National Public Education
20Jan/180

Homeschooling Problems

Recently it has been reported that a number of children in California have been abused at home, and that the parents hid this from authorities by keeping them home and home-schooling them.  In California one needs only to inform the state that you are keeping the kids home in order to qualify for homeschooling.  There are no required tests, curricula, or visits by a teacher.  Officials commented that this was by no means an isolated incident.

How have we let this happen?   Is it now possible to keep children out for no reason at all?  Thirteen states, like California, have no restrictions on homeschooling.  All you need to do is inform the state that you are doing it.  What ever happened to the idea, not so long ago, that a truant officer would round up any child not in school and take them to class, or fine the parents?  What was the point of that?  Wasn't it that there was a value, for all of us, for every child to be in school?  That this would make our society stronger and better?

It is argued that this is an issue of "freedom" and "liberty."  Parents should have the freedom to send their child wherever they want.  But why does this only apply to education?  Should we also give parents the right to live in a certain area, or have a certain doctor, or a a certain job?  Would that work?  We do have a "choice" in education -- it's called private school.  You can go to any one of these you want.  But, when the schooling is being paid for by other people, as in a public program, you have to meet the requirements that those people have put in place.

But can't I opt out of this program?  No, you can't, any more than you can opt out of shoveling your walk when it snows, or driving at the speed limit.  A public program has to be the same for everyone.  As I have often noted, the whole point of a public program is to solve a public problem; that is to say, a problem that deals with other people, not just your own needs.  We have a police department to change the behavior of other people, not ourselves.  Of course we could also do this privately, and just hire body-guards, but this works much less well than a public police department.  Then, if the point is to change other's behavior, you can't very well just let them opt out.  We have public education because there are societal benefits from a well-educated populace.  Letting people opt out of the program weakens that benefit.
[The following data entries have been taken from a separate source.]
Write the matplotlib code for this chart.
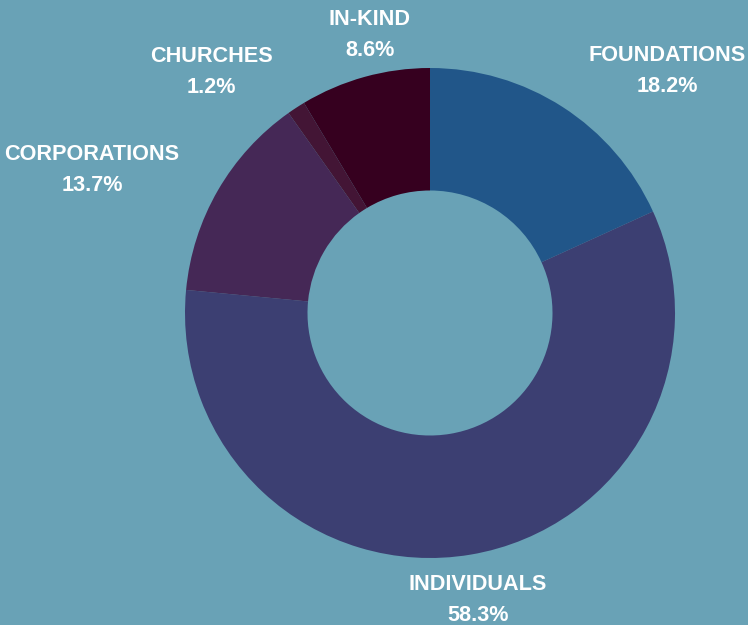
import matplotlib
matplotlib.use("Agg")
import matplotlib.pyplot as plt

categories = ["FOUNDATIONS", "INDIVIDUALS", "CORPORATIONS", "CHURCHES", "IN-KIND"]
values = [18.2, 58.3, 13.7, 1.2, 8.6]
colors = ["#215689", "#3c3f72", "#452856", "#431535", "#36001f"]
bg = "#69a2b6"

W, H = 748, 625
cx, cy, R = 430, 313, 245

fig = plt.figure(figsize=(W / 100, H / 100), dpi=100, facecolor=bg)
ax = fig.add_axes([0, 0, 1, 1])
ax.set_facecolor(bg)

ax.pie(values, colors=colors, startangle=90, counterclock=False,
       radius=1.0, center=(0, 0),
       wedgeprops=dict(width=0.5, edgecolor="none", linewidth=0))

ax.set_xlim(-cx / R, (W - cx) / R)
ax.set_ylim(-(H - cy) / R, cy / R)
ax.set_aspect("auto")
ax.axis("off")

# label positions (pixel coordinates of label centres)
label_px = {
    "FOUNDATIONS": (667, 71),
    "INDIVIDUALS": (478, 600),
    "CORPORATIONS": (92, 170),
    "CHURCHES": (211, 72),
    "IN-KIND": (370, 35),
}
for cat, val in zip(categories, values):
    px, py = label_px[cat]
    x = (px - cx) / R
    y = (cy - py) / R
    ax.text(x, y, f"{cat}\n{val:.1f}%", ha="center", va="center",
            color="white", fontsize=15.6, fontweight="bold",
            family="Liberation Sans", linespacing=1.63)

fig.savefig("out.png", dpi=100, facecolor=bg)
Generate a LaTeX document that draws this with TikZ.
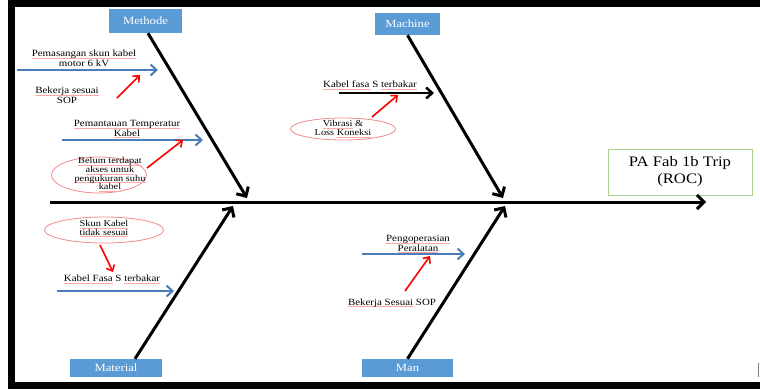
\documentclass[tikz,border=0pt]{standalone}
\usepackage{fontspec}
\setmainfont[FakeStretch=1.15]{Liberation Serif}
\usetikzlibrary{arrows.meta,shapes.geometric}
\definecolor{catblue}{HTML}{5B9BD5}
\definecolor{ribblue}{HTML}{4A7EBB}
\definecolor{elred}{HTML}{F08A8A}
\definecolor{resgreen}{HTML}{A9D18E}
\newsavebox\rubox
\newcommand\ru[1]{\leavevmode\sbox\rubox{#1}\rlap{\textcolor{red!35}{\rule[-1.8pt]{\wd\rubox}{0.6pt}}}\usebox\rubox}
\begin{document}
\begin{tikzpicture}[x=1pt,y=-1pt,
  catbox/.style={fill=catblue,text=white,inner sep=0pt,font=\fontsize{11}{13}\selectfont},
  lbl/.style={align=center,inner sep=0pt,font=\fontsize{9.5}{9.6}\selectfont},
  elbl/.style={align=center,inner sep=0pt,font=\fontsize{9}{8.8}\selectfont},
  bone/.style={draw=black,line width=3pt,-{Straight Barb[length=7pt,width=14pt,line width=3pt]}},
  bluerib/.style={draw=ribblue,line width=2pt,-{Straight Barb[length=6pt,width=11pt,line width=2pt]}},
  blackrib/.style={draw=black,line width=2.5pt,-{Straight Barb[length=6pt,width=11pt,line width=2.5pt]}},
  redarr/.style={draw=red,line width=1.6pt,-{Straight Barb[length=5pt,width=9pt,line width=1.6pt]}},
  oval/.style={draw=elred,ellipse,line width=0.8pt,inner sep=0pt}]
\useasboundingbox (0,0) rectangle (760,389);
\fill[white] (0,0) rectangle (760,389);
% frame
\fill[black] (8,0) rectangle (760,7);
\fill[black] (8,0) rectangle (15,389);
\fill[black] (8,382) rectangle (760,389);
\draw[gray,line width=1pt] (758,363) -- (758,377);

% category boxes
\node[catbox,minimum width=73pt,minimum height=24pt] (methode) at (145.5,21) {Methode};
\node[catbox,minimum width=65pt,minimum height=22pt] (machine) at (407.5,24) {Machine};
\node[catbox,minimum width=92pt,minimum height=18pt] (material) at (116,368) {Material};
\node[catbox,minimum width=91pt,minimum height=18pt] (man) at (407.5,368) {Man};

% result
\node[draw=resgreen,line width=0.9pt,minimum width=144pt,minimum height=46pt,align=center,
      font=\fontsize{14.5}{17}\selectfont] (result) at (680,172) {PA Fab 1b Trip\\(ROC)};

% spine
\coordinate (spineL) at (50,202);
\coordinate (spineR) at (706,202);
\draw[bone] (spineL) -- (spineR);

% bones
\coordinate (jMet) at (247,198);
\coordinate (jMac) at (503,198);
\coordinate (jMat) at (233,206);
\coordinate (jMan) at (505,206);
\draw[bone] ([xshift=2.5pt]methode.south) -- (jMet);
\draw[bone] (machine.south) -- (jMac);
\draw[bone] ([xshift=19pt]material.north) -- (jMat);
\draw[bone] (man.north) -- (jMan);

% Methode ribs
\coordinate (r1s) at (17,70); \coordinate (r1e) at (158,70);
\draw[bluerib] (r1s) -- (r1e);
\node[lbl] (l1) at (84,58.5) {\ru{Pemasangan skun kabel}\\motor 6 kV};
\node[lbl] (l2) at (67,95) {\ru{Bekerja sesuai}\\SOP};
\coordinate (a1s) at (117,98); \coordinate (a1e) at (140,75);
\draw[redarr] (a1s) -- (a1e);

\coordinate (r2s) at (62,140); \coordinate (r2e) at (203,140);
\draw[bluerib] (r2s) -- (r2e);
\node[lbl] (l3) at (127,129) {\ru{Pemantauan Temperatur}\\\ru{Kabel}};
\node[oval,minimum width=95pt,minimum height=36pt] (e1) at (99,175) {};
\node[elbl] (l4) at (110,174.5) {\ru{Belum terdapat}\\\ru{akses untuk}\\\ru{pengukuran suhu}\\\ru{kabel}};
\coordinate (a2s) at (147,168); \coordinate (a2e) at (183,140);
\draw[redarr] (a2s) -- (a2e);

% Machine rib
\coordinate (r3s) at (339,93); \coordinate (r3e) at (434,93);
\draw[blackrib] (r3s) -- (r3e);
\node[lbl] (l5) at (370,85) {\ru{Kabel fasa} S \ru{terbakar}};
\node[oval,minimum width=105pt,minimum height=22pt] (e2) at (343,129) {};
\node[elbl] (l6) at (343,129) {\ru{Vibrasi} \&\\Loss \ru{Koneksi}};
\coordinate (a3s) at (372,117); \coordinate (a3e) at (398,95);
\draw[redarr] (a3s) -- (a3e);

% Material rib
\node[oval,minimum width=119pt,minimum height=26pt] (e3) at (104,230) {};
\node[elbl] (l7) at (104,228.5) {\ru{Skun Kabel}\\\ru{tidak sesuai}};
\coordinate (a4s) at (100,245); \coordinate (a4e) at (113,272);
\draw[redarr] (a4s) -- (a4e);
\node[lbl] (l8) at (112,279.5) {\ru{Kabel Fasa} S \ru{terbakar}};
\coordinate (r4s) at (57,291); \coordinate (r4e) at (174,291);
\draw[bluerib] (r4s) -- (r4e);

% Man rib
\node[lbl] (l9) at (418,244) {\ru{Pengoperasian}\\\ru{Peralatan}};
\coordinate (r5s) at (362,254); \coordinate (r5e) at (465,254);
\draw[bluerib] (r5s) -- (r5e);
\coordinate (a5s) at (405,291); \coordinate (a5e) at (430,256);
\draw[redarr] (a5s) -- (a5e);
\node[lbl] (l10) at (392,303) {\ru{Bekerja Sesuai} SOP};
\end{tikzpicture}
\end{document}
Why, then, do the states do this?  Because they benefit from it.  It costs them money to educate each child, so letting them be homeschooled helps their bottom line.  This is true, as well, for the districts.  Fifteen fewer students could well mean one less teacher, and a significant savings in salaries and benefits.  But does it make sense that we are paying for a program, with our taxes, that is trying to get smaller and smaller?  Is that the outcome we want?

When you look at the entire homeschooling concept, you can see that it has grown out of the idea that the public schools only benefit the parents, not the general public.  From that point of view, of course it makes sense to let the parents choose how they will use this program that has been set up to service them.  It's "theirs" to do with as they will.  But this view is wrong.  Public schools are not run by the parents, they are run by the entire population, the people who pay for them.  It belongs to that group, not just the people who have children in the schools.  A private school is run by the parents, but a public school is owned, and run, by the general population.  As such, solving just the parents' problems, as in their need for "freedom," will never work.  The program was set up to achieve higher goals.

In all of this the media is absolutely clueless.  They always view the situation as if it were a matter of a private purchase of a service; as if these were private schools.  This is because the media, themselves, are private organizations.  We don't have a BBC in this country, paid for by the government.  Everyone, including Public TV and radio, rely on private businesses for their funding.  That puts them on the side of the consumer, the individual parent trying to find the best school for their kid.  That this whole school program is being paid for by taxpayers, who have their own needs, is ignored.  Consequently, they misunderstand the situation.

I have many friends who homeschool their children, and know many wonderful people who have been homeschooled.  That doesn't mean that it is the right thing to do.  Public education has more important goals; ones we need to pay attention to if we ever want to achieve them.